## TASK GOAL
Both the line containing "Clone this chart" and the line containing "import * as" are part of the range to copy, along with every line between them. Copy it exactly and leave out the pictures.

Code that draws figures

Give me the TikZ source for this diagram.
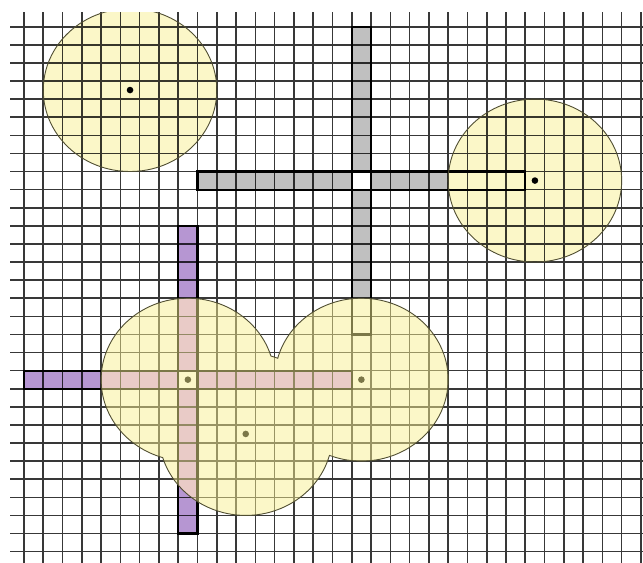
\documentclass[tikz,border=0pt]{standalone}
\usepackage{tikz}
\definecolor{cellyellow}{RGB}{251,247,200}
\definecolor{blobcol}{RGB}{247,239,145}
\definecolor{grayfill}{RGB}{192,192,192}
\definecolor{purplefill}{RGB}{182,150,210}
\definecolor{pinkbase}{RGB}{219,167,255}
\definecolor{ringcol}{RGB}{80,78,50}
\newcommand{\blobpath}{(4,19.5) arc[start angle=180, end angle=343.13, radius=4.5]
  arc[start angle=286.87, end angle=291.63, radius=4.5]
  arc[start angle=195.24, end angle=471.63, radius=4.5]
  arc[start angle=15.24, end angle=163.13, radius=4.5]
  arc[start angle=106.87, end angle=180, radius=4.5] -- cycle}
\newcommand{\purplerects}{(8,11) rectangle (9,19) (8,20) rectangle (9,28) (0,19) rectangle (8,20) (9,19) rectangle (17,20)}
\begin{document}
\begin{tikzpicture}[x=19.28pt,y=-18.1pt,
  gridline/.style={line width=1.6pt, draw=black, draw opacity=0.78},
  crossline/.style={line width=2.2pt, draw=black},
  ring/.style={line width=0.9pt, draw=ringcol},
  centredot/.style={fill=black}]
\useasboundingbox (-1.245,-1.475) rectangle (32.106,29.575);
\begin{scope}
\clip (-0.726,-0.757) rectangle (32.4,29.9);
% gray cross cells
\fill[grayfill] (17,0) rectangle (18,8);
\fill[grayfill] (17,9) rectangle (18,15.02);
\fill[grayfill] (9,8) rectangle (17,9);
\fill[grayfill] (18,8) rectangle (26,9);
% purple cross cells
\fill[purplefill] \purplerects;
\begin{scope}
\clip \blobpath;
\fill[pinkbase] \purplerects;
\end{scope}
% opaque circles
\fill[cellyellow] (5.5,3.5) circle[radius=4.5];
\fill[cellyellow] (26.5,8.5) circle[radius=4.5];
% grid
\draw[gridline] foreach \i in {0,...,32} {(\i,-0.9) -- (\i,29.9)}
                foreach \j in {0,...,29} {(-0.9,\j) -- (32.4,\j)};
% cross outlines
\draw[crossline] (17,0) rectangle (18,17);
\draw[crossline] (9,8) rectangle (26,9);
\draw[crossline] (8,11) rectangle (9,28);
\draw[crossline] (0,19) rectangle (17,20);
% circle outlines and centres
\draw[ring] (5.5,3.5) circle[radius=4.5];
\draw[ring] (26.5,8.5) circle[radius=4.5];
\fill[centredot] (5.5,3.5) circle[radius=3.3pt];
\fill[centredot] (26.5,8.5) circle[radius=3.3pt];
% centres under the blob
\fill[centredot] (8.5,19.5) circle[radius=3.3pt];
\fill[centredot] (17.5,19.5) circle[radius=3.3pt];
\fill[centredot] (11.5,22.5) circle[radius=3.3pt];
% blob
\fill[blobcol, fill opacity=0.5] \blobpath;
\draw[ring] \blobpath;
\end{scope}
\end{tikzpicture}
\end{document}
--
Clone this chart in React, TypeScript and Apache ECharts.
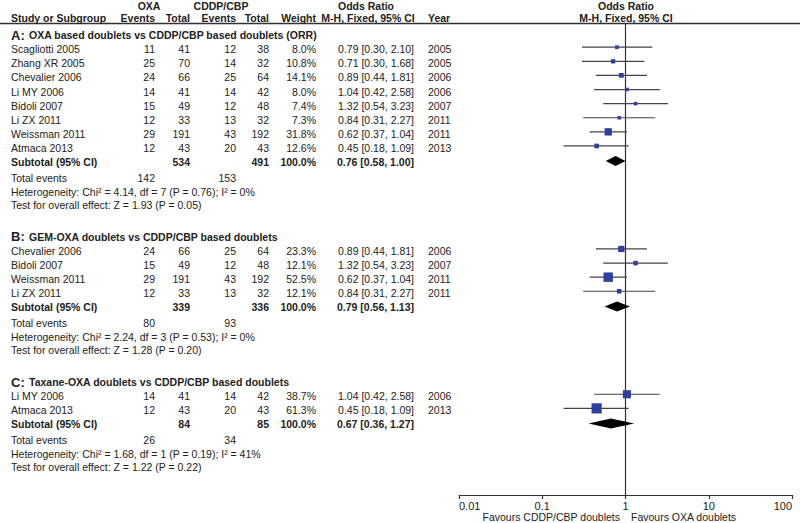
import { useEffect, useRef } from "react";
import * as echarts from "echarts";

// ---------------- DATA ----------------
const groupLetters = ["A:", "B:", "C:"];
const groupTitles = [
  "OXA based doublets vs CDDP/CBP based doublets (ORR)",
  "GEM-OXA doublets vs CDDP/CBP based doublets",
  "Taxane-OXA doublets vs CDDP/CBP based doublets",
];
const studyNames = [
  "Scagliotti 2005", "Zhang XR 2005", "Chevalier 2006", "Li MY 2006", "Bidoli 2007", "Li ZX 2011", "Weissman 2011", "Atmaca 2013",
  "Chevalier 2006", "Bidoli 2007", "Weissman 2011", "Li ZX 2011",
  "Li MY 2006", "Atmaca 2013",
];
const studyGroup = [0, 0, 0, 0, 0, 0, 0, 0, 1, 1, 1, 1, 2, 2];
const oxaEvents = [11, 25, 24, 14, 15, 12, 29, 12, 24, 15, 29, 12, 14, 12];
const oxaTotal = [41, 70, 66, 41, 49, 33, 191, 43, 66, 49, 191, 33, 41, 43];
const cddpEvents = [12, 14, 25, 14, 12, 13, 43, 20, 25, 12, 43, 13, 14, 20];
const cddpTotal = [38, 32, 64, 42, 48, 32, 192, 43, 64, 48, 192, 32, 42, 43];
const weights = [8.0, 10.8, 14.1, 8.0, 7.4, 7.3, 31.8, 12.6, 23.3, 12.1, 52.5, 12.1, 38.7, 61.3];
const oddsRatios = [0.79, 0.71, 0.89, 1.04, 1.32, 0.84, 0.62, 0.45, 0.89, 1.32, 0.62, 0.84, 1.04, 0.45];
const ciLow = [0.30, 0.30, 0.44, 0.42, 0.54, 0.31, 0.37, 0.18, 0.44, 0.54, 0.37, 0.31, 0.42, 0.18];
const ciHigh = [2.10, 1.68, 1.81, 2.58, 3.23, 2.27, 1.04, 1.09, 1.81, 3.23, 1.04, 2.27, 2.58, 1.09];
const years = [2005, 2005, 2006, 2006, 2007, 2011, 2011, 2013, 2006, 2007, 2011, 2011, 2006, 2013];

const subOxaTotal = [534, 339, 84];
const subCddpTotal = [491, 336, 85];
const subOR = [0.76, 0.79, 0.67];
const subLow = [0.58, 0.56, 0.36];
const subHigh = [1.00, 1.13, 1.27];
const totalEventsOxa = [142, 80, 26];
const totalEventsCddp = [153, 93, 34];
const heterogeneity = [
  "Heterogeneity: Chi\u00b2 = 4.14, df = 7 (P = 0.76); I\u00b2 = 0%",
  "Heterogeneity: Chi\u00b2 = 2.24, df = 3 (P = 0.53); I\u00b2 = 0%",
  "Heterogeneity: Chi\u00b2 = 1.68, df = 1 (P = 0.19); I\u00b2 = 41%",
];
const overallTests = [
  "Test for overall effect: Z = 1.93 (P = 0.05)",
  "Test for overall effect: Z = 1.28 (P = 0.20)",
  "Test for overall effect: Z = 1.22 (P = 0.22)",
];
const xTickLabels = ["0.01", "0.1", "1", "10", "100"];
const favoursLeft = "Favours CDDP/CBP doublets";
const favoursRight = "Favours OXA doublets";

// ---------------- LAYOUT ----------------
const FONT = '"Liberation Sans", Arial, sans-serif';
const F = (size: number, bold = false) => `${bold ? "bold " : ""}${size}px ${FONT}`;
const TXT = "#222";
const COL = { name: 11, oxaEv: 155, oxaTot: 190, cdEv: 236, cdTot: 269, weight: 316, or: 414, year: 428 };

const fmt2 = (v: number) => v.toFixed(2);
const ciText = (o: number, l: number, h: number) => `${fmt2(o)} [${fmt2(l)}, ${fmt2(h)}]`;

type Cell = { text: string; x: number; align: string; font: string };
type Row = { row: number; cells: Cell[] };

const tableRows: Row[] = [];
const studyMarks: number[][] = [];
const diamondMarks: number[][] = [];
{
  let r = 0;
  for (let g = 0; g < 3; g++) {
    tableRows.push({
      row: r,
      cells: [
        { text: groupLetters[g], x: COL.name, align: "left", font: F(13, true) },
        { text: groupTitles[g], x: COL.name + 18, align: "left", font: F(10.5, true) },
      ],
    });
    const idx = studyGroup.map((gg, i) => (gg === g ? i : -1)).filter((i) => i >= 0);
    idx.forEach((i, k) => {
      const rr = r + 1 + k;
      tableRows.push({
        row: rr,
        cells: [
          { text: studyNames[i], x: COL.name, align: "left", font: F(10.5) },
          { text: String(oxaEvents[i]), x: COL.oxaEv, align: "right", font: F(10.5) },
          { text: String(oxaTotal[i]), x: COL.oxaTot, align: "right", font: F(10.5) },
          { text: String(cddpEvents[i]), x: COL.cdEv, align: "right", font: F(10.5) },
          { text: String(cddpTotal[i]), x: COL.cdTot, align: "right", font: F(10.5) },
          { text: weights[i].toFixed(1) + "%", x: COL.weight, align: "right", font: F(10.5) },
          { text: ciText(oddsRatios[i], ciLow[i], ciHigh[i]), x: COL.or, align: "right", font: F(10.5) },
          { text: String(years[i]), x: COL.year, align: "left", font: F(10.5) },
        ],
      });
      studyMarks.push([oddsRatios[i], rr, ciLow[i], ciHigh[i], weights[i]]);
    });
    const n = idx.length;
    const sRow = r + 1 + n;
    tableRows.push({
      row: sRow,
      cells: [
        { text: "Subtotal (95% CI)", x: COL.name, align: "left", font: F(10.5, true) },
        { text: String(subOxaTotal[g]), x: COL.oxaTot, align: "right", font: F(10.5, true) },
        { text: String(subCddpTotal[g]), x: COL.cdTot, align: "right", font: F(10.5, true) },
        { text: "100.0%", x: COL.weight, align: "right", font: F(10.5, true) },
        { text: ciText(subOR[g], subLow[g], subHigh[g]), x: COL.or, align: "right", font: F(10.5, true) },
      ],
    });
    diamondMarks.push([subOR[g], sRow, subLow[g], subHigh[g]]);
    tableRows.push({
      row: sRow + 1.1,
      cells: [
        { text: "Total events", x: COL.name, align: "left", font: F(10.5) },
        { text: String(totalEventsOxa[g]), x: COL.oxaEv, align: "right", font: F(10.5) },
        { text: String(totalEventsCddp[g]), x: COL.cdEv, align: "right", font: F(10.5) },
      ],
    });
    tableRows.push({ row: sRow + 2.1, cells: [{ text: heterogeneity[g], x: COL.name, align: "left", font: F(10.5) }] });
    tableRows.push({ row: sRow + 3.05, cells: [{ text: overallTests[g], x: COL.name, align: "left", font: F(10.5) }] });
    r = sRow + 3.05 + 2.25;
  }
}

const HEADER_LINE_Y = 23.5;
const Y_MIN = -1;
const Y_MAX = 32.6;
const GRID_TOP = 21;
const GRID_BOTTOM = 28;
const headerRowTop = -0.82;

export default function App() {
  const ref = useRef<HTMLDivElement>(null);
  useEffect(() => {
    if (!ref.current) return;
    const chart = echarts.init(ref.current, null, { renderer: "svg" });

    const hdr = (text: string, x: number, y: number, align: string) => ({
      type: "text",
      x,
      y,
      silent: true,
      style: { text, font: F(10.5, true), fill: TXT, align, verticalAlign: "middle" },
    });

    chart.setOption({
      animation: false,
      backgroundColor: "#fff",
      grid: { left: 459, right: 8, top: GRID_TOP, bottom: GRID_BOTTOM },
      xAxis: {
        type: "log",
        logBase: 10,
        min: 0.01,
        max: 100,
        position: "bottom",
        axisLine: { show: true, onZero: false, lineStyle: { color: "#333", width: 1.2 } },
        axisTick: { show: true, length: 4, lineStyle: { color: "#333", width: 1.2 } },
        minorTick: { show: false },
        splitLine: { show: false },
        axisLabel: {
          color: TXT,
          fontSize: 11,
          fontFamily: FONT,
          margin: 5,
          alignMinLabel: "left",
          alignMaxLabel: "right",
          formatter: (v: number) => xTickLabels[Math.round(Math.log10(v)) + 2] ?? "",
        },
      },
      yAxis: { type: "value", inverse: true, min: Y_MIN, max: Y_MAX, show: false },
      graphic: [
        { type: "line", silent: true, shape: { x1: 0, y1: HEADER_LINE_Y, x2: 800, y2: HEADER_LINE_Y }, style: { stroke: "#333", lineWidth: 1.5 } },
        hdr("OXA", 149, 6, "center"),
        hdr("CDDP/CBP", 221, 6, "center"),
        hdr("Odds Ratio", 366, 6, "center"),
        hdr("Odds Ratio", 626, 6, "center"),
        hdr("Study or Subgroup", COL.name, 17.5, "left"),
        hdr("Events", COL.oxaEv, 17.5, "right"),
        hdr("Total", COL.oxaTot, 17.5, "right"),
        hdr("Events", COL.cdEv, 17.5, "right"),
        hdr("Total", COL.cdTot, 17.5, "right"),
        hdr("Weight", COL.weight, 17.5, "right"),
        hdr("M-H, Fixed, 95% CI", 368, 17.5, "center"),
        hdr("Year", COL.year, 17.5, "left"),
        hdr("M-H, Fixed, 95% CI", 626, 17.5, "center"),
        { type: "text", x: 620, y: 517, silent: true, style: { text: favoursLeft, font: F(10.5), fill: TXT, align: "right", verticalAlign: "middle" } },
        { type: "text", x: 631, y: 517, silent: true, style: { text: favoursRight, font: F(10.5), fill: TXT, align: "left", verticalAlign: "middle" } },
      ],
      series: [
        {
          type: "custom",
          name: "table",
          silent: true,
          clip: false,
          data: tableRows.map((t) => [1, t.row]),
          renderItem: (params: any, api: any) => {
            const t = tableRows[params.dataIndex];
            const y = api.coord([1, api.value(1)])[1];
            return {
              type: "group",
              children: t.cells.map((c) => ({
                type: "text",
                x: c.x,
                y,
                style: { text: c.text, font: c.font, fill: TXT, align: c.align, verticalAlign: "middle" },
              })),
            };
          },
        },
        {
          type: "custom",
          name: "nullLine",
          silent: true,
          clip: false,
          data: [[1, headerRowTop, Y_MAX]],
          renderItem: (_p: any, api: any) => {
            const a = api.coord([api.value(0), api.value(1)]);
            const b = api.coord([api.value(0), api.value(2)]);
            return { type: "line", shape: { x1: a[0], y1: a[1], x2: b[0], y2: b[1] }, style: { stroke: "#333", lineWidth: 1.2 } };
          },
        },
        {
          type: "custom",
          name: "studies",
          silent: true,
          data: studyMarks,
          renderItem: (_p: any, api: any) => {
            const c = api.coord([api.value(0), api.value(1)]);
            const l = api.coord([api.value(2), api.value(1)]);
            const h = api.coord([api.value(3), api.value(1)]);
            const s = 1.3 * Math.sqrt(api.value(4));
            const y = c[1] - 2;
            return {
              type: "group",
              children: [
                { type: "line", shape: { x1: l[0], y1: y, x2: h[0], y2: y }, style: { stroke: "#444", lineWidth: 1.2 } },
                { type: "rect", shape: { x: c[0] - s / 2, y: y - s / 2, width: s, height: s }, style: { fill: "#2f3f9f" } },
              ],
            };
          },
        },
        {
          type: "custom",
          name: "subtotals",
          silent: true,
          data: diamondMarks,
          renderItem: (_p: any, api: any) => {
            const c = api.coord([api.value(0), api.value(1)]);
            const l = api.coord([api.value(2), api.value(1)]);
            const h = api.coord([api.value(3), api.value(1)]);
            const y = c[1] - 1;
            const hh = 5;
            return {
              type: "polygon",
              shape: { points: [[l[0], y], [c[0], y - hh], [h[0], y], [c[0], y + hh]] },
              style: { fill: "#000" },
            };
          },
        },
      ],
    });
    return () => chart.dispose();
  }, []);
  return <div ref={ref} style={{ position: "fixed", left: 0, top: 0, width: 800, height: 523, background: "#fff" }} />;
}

## WRITTEN RESPONSE
Clone this chart in React, TypeScript and Apache ECharts.
import { useEffect, useRef } from "react";
import * as echarts from "echarts";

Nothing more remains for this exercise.